At issue are plans to remove from the list of approved schools Gallaudet University in Washington, D.C., and National Technical Institute for the Deaf in Rochester, New York.
"This change will be detrimental to many young Deaf adults," said Katherine Kennedy, a parent of two seniors at the Cave Spring school. "There are no schools comparable to NTID or Gallaudet in the state of Georgia."
Kennedy's 18-year-old daughter, Ashley Kennedy, has been accepted into NTID's design and imaging technology program. Her son, Dalton Kennedy, 19, is preparing to enter Gallaudet to study theatre and technology.
"If this funding is taken away, they may not be able to attend," she said.
The two prestigious institutions offer deaf students direct instruction in American Sign Language, rather than through interpreters. GSD Superintendent Leslie Jackson said her students learn in both English and ASL, "as is their legal right" under federal law for K-12 education.
A decision by the Georgia Vocational Rehabilitation Agency to rescind financial support "would be devastating for our students who resiliently beat the odds to get this opportunity to attend a 4-year college and join the professional world," Jackson said.
The proposed change in service would expand the options for deaf students attending in-state colleges with the support of an interpreter.

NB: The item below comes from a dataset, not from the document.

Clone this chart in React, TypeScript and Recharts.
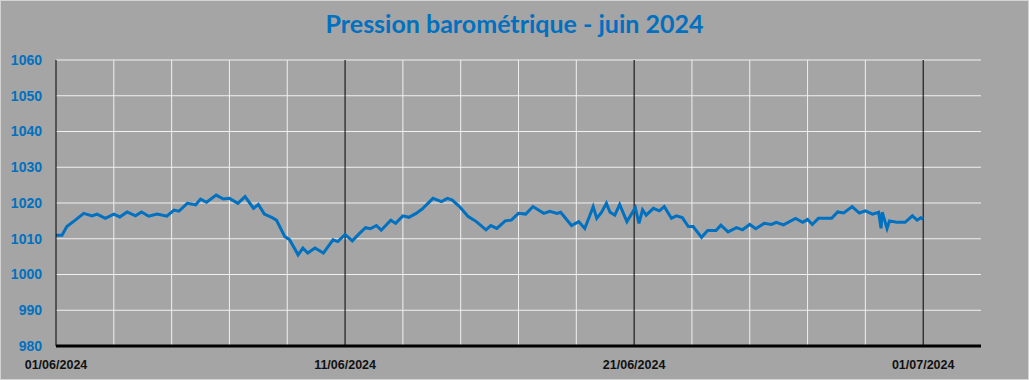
import { LineChart, Line, XAxis, YAxis, CartesianGrid, ReferenceLine } from "recharts"

// heures depuis le 01/06/2024 00:00
const hours = [
  0, 5, 9, 16, 23, 30, 34, 41, 48, 53, 59, 66, 71, 77, 84, 92, 98, 102, 109, 116,
  120, 125, 133, 139, 144, 151, 157, 164, 168, 173, 179, 183, 190, 194, 201, 205, 209, 215, 222, 230,
  234, 240, 246, 252, 257, 261, 266, 270, 278, 282, 288, 293, 299, 304, 313, 320, 325, 329, 335, 342,
  349, 357, 361, 366, 373, 378, 384, 390, 396, 405, 410, 416, 419, 428, 434, 439, 443, 446, 449, 453,
  457, 460, 464, 468, 474, 481, 484, 487, 490, 496, 501, 505, 511, 515, 520, 525, 529, 536, 541, 548,
  552, 558, 565, 570, 576, 581, 588, 594, 598, 604, 614, 620, 624, 628, 633, 644, 649, 654, 661, 667,
  672, 678, 683, 685, 686, 690, 692, 698, 705, 711, 715, 718, 720,
]

const pressure = [
  1011.0, 1011.0, 1013.4, 1015.2, 1017.1, 1016.4, 1016.9, 1015.7, 1016.9, 1016.1, 1017.5, 1016.4, 1017.5, 1016.3, 1016.9, 1016.3, 1018.0, 1017.7, 1019.9, 1019.5,
  1021.1, 1020.2, 1022.2, 1021.1, 1021.3, 1019.9, 1021.8, 1018.5, 1019.6, 1016.9, 1016.0, 1015.2, 1010.6, 1009.7, 1005.5, 1007.4, 1006.0, 1007.4, 1006.0, 1009.7,
  1009.2, 1011.2, 1009.4, 1011.5, 1013.1, 1012.8, 1013.7, 1012.4, 1015.2, 1014.3, 1016.4, 1016.0, 1017.1, 1018.3, 1021.3, 1020.4, 1021.3, 1020.8, 1019.0, 1016.3,
  1014.8, 1012.5, 1013.7, 1012.9, 1015.0, 1015.2, 1017.1, 1016.9, 1019.0, 1017.1, 1017.7, 1017.1, 1017.4, 1013.7, 1014.8, 1012.9, 1016.3, 1019.0, 1015.7, 1017.4,
  1019.9, 1017.4, 1016.6, 1019.6, 1014.8, 1018.7, 1014.3, 1018.1, 1016.6, 1018.5, 1017.8, 1019.0, 1015.7, 1016.4, 1015.9, 1013.4, 1013.4, 1010.4, 1012.3, 1012.3,
  1013.8, 1011.9, 1013.1, 1012.5, 1014.0, 1012.8, 1014.3, 1014.0, 1014.6, 1013.9, 1015.7, 1014.6, 1015.4, 1014.0, 1015.7, 1015.7, 1017.5, 1017.2, 1019.0, 1017.2,
  1017.8, 1016.9, 1017.4, 1012.9, 1017.4, 1012.9, 1015.0, 1014.6, 1014.6, 1016.4, 1015.2, 1015.9, 1015.5,
]

const dateTicks = [0, 240, 480, 720]
const dateLabels = ["01/06/2024", "11/06/2024", "21/06/2024", "01/07/2024"]
const gridHours = [48, 96, 144, 192, 288, 336, 384, 432, 528, 576, 624, 672]
const yTicks = [980, 990, 1000, 1010, 1020, 1030, 1040, 1050, 1060]

const data = hours.map((h, i) => ({ h, p: pressure[i] }))

const BLUE = "#0070C0"

export default function App() {
  return (
    <div
      style={{
        position: "absolute",
        left: 0,
        top: 0,
        width: 1029,
        height: 380,
        boxSizing: "border-box",
        border: "1px solid #d4d4d4",
        background: "#a5a5a5",
      }}
    >
      <div
        style={{
          position: "absolute",
          left: 0,
          top: 7,
          width: 1027,
          textAlign: "center",
          color: BLUE,
          fontFamily: "Lato, sans-serif",
          fontWeight: 700,
          fontSize: 25,
        }}
      >
        Pression barométrique - juin 2024
      </div>
      <LineChart
        width={1027}
        height={378}
        data={data}
        margin={{ top: 59, right: 47, left: 0, bottom: 0 }}
      >
        <CartesianGrid vertical={false} stroke="#f0f0f0" strokeWidth={1} />
        {gridHours.map((g) => (
          <ReferenceLine key={`g-${g}`} x={g} stroke="#f0f0f0" strokeWidth={1} />
        ))}
        {dateTicks.slice(1).map((t) => (
          <ReferenceLine key={`d-${t}`} x={t} stroke="#000" strokeWidth={1} />
        ))}
        <XAxis
          dataKey="h"
          type="number"
          domain={[0, 768]}
          ticks={dateTicks}
          tickFormatter={(v) => dateLabels[dateTicks.indexOf(v)] ?? ""}
          interval={0}
          height={33}
          tickLine={false}
          tickMargin={8}
          axisLine={{ stroke: "#000", strokeWidth: 3 }}
          tick={{ fill: "#111", fontSize: 12.5, fontWeight: 700, fontFamily: "'Liberation Sans', Arial, sans-serif" }}
        />
        <YAxis
          domain={[980, 1060]}
          ticks={yTicks}
          interval={0}
          width={55}
          tickLine={false}
          tickMargin={8}
          axisLine={{ stroke: "#000", strokeWidth: 1 }}
          tick={{ fill: BLUE, fontSize: 14, fontWeight: 700, fontFamily: "'Liberation Sans', Arial, sans-serif" }}
        />
        <Line
          dataKey="p"
          type="linear"
          stroke={BLUE}
          strokeWidth={3}
          dot={false}
          isAnimationActive={false}
        />
      </LineChart>
    </div>
  )
}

However, GSD teacher Loren Frick likened it to a hearing student using an English translator to attend a school with German-speaking instructors.
"Imagine if that was the only way you could get a college degree and hope to succeed," Frick said.
Marie Dickinson, the school's federal programs coordinator, said the GVRA's purpose is to provide access to the education and training students need to become productive members of society. Studies at NTID and Gallaudet offer experiences they can have nowhere else, she added.
Many deaf and hard-of-hearing students have no other college assistance available, according to teacher Jamie Saunders, and the proposed change would make it harder for them to pursue meaningful careers.
"This policy will reduce the number of highly educated Deaf in Georgia's workforce," said teacher Paul Saunders.
He said the state has a shortage of qualified ASL interpreters, which already affects the progress of some deaf students at state, community and technical colleges. Those who attend Gallaudet and NTID are more likely to return to Georgia as highly skilled workers.
"That allows them increased earning power while reducing the number of Deaf people on government assistance such as SSI," Saunders added.
The GVRA council is holding a series of public hearings around the state. So far, there's a March 13 hearing in Savannah, a March 21 hearing in Marietta and a March 22 hearing in Gainesville. Other dates could be added.
Comments also are being accepted via an online form linked on the agency's website at gvs.georgia.gov.